### RECORDED INFORMATION
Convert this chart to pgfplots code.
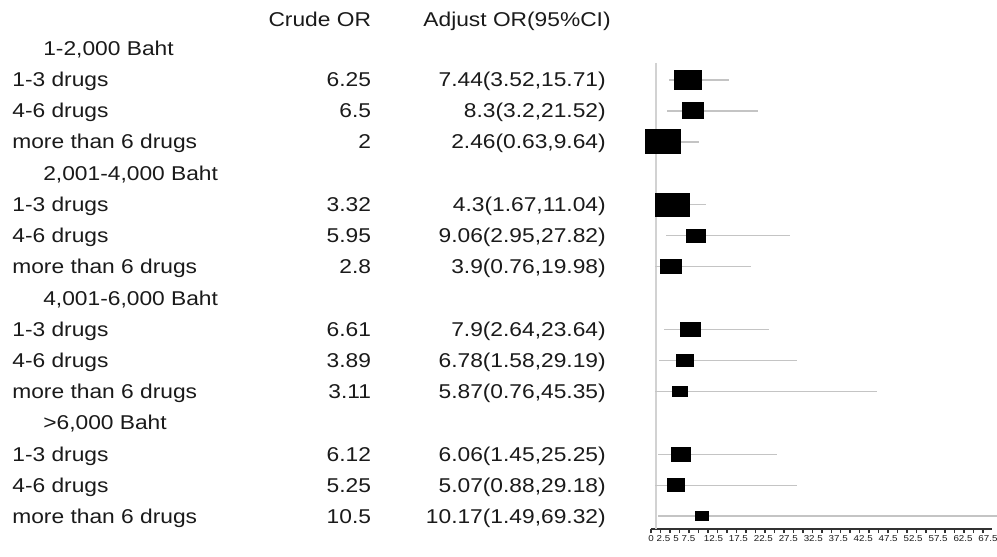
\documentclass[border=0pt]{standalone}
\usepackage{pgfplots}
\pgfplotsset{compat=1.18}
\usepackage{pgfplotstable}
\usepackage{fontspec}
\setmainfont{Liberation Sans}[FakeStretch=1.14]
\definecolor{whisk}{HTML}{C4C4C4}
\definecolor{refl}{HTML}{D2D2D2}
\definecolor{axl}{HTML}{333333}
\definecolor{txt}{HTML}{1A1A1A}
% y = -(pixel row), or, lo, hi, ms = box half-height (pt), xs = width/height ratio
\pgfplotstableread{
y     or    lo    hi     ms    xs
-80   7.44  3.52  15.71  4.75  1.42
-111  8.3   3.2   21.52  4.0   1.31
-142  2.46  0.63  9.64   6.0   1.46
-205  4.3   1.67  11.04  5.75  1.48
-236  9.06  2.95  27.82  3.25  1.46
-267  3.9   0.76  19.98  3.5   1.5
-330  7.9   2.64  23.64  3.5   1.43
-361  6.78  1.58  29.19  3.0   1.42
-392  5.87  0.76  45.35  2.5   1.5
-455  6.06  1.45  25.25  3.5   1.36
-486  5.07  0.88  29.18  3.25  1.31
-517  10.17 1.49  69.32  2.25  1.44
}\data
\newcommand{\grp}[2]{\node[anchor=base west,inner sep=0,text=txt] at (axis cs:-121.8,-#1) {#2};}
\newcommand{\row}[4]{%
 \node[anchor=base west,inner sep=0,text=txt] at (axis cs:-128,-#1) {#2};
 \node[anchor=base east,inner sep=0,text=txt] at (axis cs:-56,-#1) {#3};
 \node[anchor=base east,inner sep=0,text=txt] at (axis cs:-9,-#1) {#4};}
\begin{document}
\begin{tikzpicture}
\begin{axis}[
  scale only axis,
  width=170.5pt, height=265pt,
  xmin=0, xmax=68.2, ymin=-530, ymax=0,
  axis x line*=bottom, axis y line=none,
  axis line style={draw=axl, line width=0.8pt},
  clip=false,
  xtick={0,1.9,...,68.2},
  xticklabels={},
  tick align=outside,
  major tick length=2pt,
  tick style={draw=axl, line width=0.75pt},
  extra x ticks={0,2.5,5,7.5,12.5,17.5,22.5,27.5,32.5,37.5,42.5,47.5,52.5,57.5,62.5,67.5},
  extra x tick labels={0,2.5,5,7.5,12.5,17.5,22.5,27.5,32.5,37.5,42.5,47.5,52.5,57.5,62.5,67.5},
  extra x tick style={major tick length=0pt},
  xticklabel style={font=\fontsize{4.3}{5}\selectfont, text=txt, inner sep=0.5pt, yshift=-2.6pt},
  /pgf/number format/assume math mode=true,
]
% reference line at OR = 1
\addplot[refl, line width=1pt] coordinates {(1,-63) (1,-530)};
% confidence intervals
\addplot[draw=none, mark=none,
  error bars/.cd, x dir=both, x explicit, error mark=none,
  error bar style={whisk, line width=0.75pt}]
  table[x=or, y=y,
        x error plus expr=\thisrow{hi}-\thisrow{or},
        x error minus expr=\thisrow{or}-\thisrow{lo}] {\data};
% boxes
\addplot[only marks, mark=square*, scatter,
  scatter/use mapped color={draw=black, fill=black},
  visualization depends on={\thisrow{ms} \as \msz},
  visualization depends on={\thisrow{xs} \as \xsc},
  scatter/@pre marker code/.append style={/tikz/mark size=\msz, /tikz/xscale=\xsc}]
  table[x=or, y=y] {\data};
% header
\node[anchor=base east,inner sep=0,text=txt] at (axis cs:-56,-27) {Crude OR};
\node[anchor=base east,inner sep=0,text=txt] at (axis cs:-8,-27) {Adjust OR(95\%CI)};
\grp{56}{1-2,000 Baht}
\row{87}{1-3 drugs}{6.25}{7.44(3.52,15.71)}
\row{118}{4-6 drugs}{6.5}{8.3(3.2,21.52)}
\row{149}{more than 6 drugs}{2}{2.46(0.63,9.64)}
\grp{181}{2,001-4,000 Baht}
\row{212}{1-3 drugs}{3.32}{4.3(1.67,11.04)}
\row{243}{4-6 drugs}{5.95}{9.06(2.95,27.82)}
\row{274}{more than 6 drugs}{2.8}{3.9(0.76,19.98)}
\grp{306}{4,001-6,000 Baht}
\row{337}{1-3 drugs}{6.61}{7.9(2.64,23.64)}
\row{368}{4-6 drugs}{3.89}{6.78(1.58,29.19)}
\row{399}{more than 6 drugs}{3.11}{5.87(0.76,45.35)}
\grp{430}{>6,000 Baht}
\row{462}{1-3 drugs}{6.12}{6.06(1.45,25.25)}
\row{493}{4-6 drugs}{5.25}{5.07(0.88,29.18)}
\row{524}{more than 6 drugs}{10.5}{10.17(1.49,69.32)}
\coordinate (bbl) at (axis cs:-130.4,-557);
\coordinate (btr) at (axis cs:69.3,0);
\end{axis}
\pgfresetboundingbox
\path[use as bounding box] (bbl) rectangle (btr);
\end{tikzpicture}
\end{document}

### TASK BRIEF
Transcribe the full listing character for character. Pictures are excluded.

### IN RESPONSE
Convert this chart to pgfplots code.
\documentclass[border=0pt]{standalone}
\usepackage{pgfplots}
\pgfplotsset{compat=1.18}
\usepackage{pgfplotstable}
\usepackage{fontspec}
\setmainfont{Liberation Sans}[FakeStretch=1.14]
\definecolor{whisk}{HTML}{C4C4C4}
\definecolor{refl}{HTML}{D2D2D2}
\definecolor{axl}{HTML}{333333}
\definecolor{txt}{HTML}{1A1A1A}
% y = -(pixel row), or, lo, hi, ms = box half-height (pt), xs = width/height ratio
\pgfplotstableread{
y     or    lo    hi     ms    xs
-80   7.44  3.52  15.71  4.75  1.42
-111  8.3   3.2   21.52  4.0   1.31
-142  2.46  0.63  9.64   6.0   1.46
-205  4.3   1.67  11.04  5.75  1.48
-236  9.06  2.95  27.82  3.25  1.46
-267  3.9   0.76  19.98  3.5   1.5
-330  7.9   2.64  23.64  3.5   1.43
-361  6.78  1.58  29.19  3.0   1.42
-392  5.87  0.76  45.35  2.5   1.5
-455  6.06  1.45  25.25  3.5   1.36
-486  5.07  0.88  29.18  3.25  1.31
-517  10.17 1.49  69.32  2.25  1.44
}\data
\newcommand{\grp}[2]{\node[anchor=base west,inner sep=0,text=txt] at (axis cs:-121.8,-#1) {#2};}
\newcommand{\row}[4]{%
 \node[anchor=base west,inner sep=0,text=txt] at (axis cs:-128,-#1) {#2};
 \node[anchor=base east,inner sep=0,text=txt] at (axis cs:-56,-#1) {#3};
 \node[anchor=base east,inner sep=0,text=txt] at (axis cs:-9,-#1) {#4};}
\begin{document}
\begin{tikzpicture}
\begin{axis}[
  scale only axis,
  width=170.5pt, height=265pt,
  xmin=0, xmax=68.2, ymin=-530, ymax=0,
  axis x line*=bottom, axis y line=none,
  axis line style={draw=axl, line width=0.8pt},
  clip=false,
  xtick={0,1.9,...,68.2},
  xticklabels={},
  tick align=outside,
  major tick length=2pt,
  tick style={draw=axl, line width=0.75pt},
  extra x ticks={0,2.5,5,7.5,12.5,17.5,22.5,27.5,32.5,37.5,42.5,47.5,52.5,57.5,62.5,67.5},
  extra x tick labels={0,2.5,5,7.5,12.5,17.5,22.5,27.5,32.5,37.5,42.5,47.5,52.5,57.5,62.5,67.5},
  extra x tick style={major tick length=0pt},
  xticklabel style={font=\fontsize{4.3}{5}\selectfont, text=txt, inner sep=0.5pt, yshift=-2.6pt},
  /pgf/number format/assume math mode=true,
]
% reference line at OR = 1
\addplot[refl, line width=1pt] coordinates {(1,-63) (1,-530)};
% confidence intervals
\addplot[draw=none, mark=none,
  error bars/.cd, x dir=both, x explicit, error mark=none,
  error bar style={whisk, line width=0.75pt}]
  table[x=or, y=y,
        x error plus expr=\thisrow{hi}-\thisrow{or},
        x error minus expr=\thisrow{or}-\thisrow{lo}] {\data};
% boxes
\addplot[only marks, mark=square*, scatter,
  scatter/use mapped color={draw=black, fill=black},
  visualization depends on={\thisrow{ms} \as \msz},
  visualization depends on={\thisrow{xs} \as \xsc},
  scatter/@pre marker code/.append style={/tikz/mark size=\msz, /tikz/xscale=\xsc}]
  table[x=or, y=y] {\data};
% header
\node[anchor=base east,inner sep=0,text=txt] at (axis cs:-56,-27) {Crude OR};
\node[anchor=base east,inner sep=0,text=txt] at (axis cs:-8,-27) {Adjust OR(95\%CI)};
\grp{56}{1-2,000 Baht}
\row{87}{1-3 drugs}{6.25}{7.44(3.52,15.71)}
\row{118}{4-6 drugs}{6.5}{8.3(3.2,21.52)}
\row{149}{more than 6 drugs}{2}{2.46(0.63,9.64)}
\grp{181}{2,001-4,000 Baht}
\row{212}{1-3 drugs}{3.32}{4.3(1.67,11.04)}
\row{243}{4-6 drugs}{5.95}{9.06(2.95,27.82)}
\row{274}{more than 6 drugs}{2.8}{3.9(0.76,19.98)}
\grp{306}{4,001-6,000 Baht}
\row{337}{1-3 drugs}{6.61}{7.9(2.64,23.64)}
\row{368}{4-6 drugs}{3.89}{6.78(1.58,29.19)}
\row{399}{more than 6 drugs}{3.11}{5.87(0.76,45.35)}
\grp{430}{>6,000 Baht}
\row{462}{1-3 drugs}{6.12}{6.06(1.45,25.25)}
\row{493}{4-6 drugs}{5.25}{5.07(0.88,29.18)}
\row{524}{more than 6 drugs}{10.5}{10.17(1.49,69.32)}
\coordinate (bbl) at (axis cs:-130.4,-557);
\coordinate (btr) at (axis cs:69.3,0);
\end{axis}
\pgfresetboundingbox
\path[use as bounding box] (bbl) rectangle (btr);
\end{tikzpicture}
\end{document}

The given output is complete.